_WHAT THE TASK REQUIRES_: Taking the data below, please print only the lines from the line holding "Recreate this image" to the line holding "28.3, 16.6, 6.4, 1.7, 0.2, -0.8, -1.3, -1.6]", inclusive, with pictures omitted.

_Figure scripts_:
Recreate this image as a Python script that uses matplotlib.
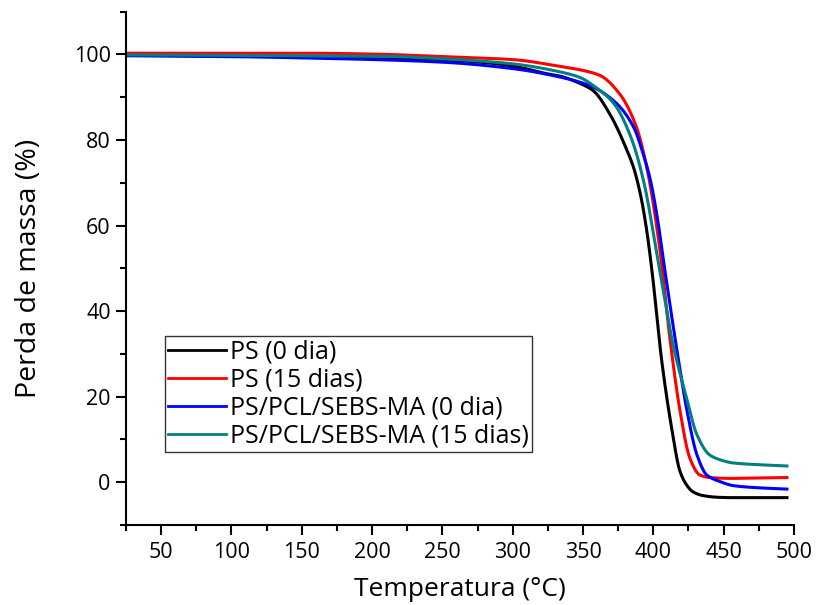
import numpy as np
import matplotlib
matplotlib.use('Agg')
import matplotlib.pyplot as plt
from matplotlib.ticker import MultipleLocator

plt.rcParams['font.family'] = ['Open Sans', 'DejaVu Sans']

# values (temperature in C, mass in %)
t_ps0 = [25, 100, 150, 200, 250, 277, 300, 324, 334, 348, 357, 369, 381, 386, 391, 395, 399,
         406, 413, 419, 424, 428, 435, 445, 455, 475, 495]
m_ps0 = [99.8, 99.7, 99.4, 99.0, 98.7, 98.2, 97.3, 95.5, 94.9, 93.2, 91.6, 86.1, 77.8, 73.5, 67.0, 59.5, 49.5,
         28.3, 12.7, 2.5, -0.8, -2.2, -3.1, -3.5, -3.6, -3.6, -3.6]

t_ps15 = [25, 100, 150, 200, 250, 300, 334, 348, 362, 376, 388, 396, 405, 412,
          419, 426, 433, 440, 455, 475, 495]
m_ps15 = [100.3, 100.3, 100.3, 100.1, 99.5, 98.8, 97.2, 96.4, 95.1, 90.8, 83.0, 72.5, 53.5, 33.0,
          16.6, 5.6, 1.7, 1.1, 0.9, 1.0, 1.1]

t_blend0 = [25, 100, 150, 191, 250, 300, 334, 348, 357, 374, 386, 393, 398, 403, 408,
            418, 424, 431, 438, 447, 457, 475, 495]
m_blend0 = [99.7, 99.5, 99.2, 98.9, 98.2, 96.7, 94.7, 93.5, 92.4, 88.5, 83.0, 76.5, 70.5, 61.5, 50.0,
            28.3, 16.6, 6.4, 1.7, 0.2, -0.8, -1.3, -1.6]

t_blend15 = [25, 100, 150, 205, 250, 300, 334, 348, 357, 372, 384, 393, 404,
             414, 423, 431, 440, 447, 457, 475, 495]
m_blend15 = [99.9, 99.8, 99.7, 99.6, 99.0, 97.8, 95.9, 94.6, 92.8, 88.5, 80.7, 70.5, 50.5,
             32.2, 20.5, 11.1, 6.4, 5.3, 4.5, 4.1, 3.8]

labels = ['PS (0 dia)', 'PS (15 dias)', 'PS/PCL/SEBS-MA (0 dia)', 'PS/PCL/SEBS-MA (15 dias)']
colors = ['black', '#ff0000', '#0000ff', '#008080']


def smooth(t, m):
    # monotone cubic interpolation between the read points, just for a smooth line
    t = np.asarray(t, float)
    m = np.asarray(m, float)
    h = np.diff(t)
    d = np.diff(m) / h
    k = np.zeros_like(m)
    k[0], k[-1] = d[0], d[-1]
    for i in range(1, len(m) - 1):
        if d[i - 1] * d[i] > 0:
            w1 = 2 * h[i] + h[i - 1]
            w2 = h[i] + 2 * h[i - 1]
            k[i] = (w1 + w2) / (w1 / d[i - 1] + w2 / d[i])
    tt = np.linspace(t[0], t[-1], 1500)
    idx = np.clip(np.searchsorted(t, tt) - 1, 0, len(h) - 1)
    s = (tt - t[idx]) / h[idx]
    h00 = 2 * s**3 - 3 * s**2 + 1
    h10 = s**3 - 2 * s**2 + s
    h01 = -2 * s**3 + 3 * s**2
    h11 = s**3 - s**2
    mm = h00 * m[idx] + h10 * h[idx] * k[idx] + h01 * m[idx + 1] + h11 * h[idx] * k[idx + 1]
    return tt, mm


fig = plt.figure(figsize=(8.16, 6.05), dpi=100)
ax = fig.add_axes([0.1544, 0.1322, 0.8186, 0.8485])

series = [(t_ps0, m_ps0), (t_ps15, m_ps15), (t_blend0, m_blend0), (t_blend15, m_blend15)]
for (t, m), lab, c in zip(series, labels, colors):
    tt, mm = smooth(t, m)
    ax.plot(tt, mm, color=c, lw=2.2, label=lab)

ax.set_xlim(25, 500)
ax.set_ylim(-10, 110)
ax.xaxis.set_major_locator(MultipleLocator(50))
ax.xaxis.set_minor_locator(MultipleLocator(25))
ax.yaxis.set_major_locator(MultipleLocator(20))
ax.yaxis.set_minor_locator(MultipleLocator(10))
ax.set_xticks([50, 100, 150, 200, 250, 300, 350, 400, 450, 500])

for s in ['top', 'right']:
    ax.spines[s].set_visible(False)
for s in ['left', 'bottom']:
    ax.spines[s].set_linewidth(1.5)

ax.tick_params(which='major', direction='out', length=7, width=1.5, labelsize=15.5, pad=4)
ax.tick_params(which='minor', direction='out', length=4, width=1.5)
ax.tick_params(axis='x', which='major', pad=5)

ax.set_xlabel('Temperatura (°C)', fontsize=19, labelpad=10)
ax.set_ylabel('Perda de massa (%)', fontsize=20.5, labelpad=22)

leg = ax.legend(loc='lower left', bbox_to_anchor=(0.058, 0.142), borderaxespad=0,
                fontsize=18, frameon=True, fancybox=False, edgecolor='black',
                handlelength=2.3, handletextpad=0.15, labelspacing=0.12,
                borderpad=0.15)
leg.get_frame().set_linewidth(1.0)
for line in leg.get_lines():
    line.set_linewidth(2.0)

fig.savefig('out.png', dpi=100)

==

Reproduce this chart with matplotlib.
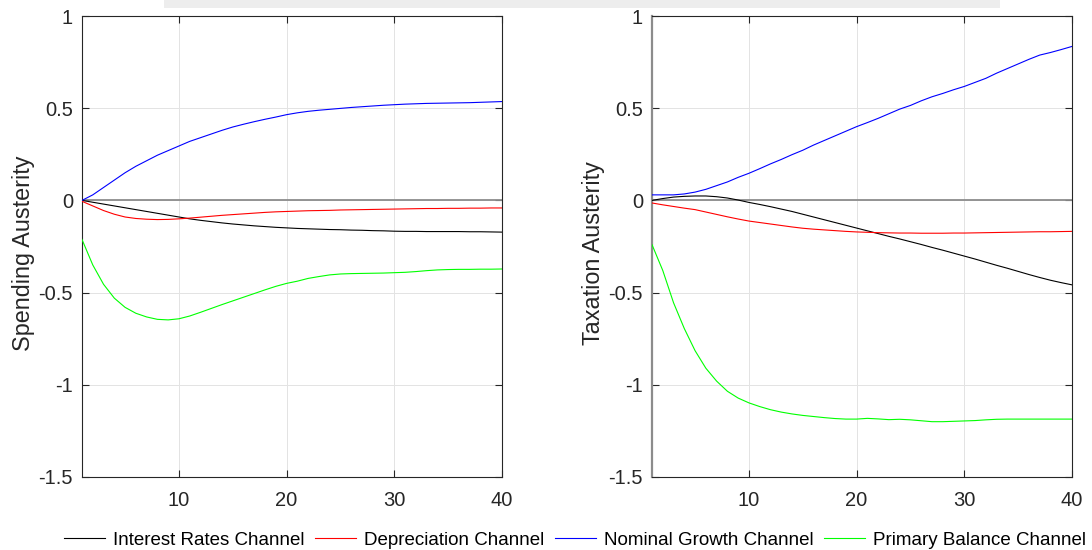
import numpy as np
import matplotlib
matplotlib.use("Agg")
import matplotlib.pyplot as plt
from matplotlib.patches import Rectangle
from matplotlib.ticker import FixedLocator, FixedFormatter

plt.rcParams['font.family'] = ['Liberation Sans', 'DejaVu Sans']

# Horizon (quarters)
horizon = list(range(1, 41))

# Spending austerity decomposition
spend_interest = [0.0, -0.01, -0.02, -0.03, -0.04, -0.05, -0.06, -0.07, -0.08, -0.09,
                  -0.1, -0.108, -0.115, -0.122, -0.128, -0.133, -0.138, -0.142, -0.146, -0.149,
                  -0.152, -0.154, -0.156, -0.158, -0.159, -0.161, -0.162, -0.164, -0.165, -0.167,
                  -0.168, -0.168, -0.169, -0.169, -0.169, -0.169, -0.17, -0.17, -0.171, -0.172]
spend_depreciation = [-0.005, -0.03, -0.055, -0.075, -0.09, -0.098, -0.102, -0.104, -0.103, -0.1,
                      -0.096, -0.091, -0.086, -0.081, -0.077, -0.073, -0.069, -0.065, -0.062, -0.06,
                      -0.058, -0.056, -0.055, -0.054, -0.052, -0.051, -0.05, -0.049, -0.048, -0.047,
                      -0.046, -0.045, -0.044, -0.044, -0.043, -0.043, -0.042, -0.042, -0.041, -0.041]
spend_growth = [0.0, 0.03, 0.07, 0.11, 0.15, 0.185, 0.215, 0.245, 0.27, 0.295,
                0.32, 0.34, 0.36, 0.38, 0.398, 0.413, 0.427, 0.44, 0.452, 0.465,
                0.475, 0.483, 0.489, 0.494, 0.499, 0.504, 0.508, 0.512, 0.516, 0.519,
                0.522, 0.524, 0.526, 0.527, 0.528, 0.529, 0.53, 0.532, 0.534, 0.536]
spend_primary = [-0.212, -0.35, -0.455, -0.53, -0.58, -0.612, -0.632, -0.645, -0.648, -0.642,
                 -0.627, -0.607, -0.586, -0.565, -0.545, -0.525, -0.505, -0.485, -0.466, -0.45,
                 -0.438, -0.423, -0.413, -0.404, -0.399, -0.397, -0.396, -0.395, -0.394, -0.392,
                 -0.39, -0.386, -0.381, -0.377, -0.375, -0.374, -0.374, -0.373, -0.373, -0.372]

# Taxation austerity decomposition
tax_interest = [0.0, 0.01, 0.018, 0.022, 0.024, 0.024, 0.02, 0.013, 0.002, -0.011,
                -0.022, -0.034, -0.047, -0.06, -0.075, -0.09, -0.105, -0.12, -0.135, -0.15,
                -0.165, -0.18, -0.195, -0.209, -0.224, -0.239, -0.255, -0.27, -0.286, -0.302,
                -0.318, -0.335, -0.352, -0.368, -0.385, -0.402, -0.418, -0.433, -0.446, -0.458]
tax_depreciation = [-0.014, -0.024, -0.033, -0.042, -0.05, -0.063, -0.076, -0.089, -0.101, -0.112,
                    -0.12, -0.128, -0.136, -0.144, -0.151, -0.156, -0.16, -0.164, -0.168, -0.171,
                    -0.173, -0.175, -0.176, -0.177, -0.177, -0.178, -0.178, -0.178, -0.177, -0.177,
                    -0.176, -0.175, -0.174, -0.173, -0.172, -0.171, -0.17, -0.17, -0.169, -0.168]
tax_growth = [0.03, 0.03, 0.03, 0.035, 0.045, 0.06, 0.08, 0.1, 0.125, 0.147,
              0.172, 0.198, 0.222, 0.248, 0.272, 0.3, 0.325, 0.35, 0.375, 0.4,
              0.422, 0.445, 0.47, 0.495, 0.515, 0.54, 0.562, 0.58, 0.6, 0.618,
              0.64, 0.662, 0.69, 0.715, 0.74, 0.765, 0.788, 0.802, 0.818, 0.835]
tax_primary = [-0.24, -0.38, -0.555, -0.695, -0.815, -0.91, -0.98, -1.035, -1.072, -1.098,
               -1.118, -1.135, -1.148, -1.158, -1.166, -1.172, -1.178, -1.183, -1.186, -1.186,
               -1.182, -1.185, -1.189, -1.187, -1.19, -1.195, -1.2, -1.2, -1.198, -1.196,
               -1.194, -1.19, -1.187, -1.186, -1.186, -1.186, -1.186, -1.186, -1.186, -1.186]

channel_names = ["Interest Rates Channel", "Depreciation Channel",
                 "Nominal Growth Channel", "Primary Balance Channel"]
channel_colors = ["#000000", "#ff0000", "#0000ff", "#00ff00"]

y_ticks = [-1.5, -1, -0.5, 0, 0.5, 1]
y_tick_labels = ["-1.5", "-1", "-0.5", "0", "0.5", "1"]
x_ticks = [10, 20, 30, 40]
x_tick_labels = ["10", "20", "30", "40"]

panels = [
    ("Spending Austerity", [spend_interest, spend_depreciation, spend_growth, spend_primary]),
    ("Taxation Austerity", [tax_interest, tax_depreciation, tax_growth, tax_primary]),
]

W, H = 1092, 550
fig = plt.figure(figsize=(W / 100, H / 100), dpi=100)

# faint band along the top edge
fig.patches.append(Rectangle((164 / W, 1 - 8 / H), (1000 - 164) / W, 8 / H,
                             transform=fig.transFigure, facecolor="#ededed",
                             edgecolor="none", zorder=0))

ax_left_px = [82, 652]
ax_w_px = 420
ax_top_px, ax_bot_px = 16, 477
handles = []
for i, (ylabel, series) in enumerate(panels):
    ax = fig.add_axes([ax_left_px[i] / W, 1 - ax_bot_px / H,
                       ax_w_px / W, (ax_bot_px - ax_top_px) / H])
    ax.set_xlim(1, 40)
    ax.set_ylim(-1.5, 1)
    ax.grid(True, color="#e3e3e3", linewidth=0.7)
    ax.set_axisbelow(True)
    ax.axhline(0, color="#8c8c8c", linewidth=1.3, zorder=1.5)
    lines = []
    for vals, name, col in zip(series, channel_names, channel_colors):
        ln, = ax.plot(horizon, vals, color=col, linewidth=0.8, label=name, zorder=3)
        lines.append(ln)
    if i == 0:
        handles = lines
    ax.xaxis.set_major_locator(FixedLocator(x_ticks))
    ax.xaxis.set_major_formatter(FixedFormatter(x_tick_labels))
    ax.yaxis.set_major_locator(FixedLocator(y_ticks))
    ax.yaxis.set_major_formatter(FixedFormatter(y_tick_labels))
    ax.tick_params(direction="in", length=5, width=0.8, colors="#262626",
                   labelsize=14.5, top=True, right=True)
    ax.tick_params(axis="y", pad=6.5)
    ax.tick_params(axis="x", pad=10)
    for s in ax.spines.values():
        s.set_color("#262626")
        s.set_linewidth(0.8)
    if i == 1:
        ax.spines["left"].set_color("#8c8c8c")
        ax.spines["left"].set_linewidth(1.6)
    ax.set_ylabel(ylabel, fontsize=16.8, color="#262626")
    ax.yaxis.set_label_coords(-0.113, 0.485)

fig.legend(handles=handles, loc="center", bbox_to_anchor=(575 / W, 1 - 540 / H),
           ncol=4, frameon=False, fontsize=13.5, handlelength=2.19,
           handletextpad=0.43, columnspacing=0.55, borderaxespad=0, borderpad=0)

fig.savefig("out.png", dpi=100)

_REPLY_:
Recreate this image as a Python script that uses matplotlib.
import numpy as np
import matplotlib
matplotlib.use('Agg')
import matplotlib.pyplot as plt
from matplotlib.ticker import MultipleLocator

plt.rcParams['font.family'] = ['Open Sans', 'DejaVu Sans']

# values (temperature in C, mass in %)
t_ps0 = [25, 100, 150, 200, 250, 277, 300, 324, 334, 348, 357, 369, 381, 386, 391, 395, 399,
         406, 413, 419, 424, 428, 435, 445, 455, 475, 495]
m_ps0 = [99.8, 99.7, 99.4, 99.0, 98.7, 98.2, 97.3, 95.5, 94.9, 93.2, 91.6, 86.1, 77.8, 73.5, 67.0, 59.5, 49.5,
         28.3, 12.7, 2.5, -0.8, -2.2, -3.1, -3.5, -3.6, -3.6, -3.6]

t_ps15 = [25, 100, 150, 200, 250, 300, 334, 348, 362, 376, 388, 396, 405, 412,
          419, 426, 433, 440, 455, 475, 495]
m_ps15 = [100.3, 100.3, 100.3, 100.1, 99.5, 98.8, 97.2, 96.4, 95.1, 90.8, 83.0, 72.5, 53.5, 33.0,
          16.6, 5.6, 1.7, 1.1, 0.9, 1.0, 1.1]

t_blend0 = [25, 100, 150, 191, 250, 300, 334, 348, 357, 374, 386, 393, 398, 403, 408,
            418, 424, 431, 438, 447, 457, 475, 495]
m_blend0 = [99.7, 99.5, 99.2, 98.9, 98.2, 96.7, 94.7, 93.5, 92.4, 88.5, 83.0, 76.5, 70.5, 61.5, 50.0,
            28.3, 16.6, 6.4, 1.7, 0.2, -0.8, -1.3, -1.6]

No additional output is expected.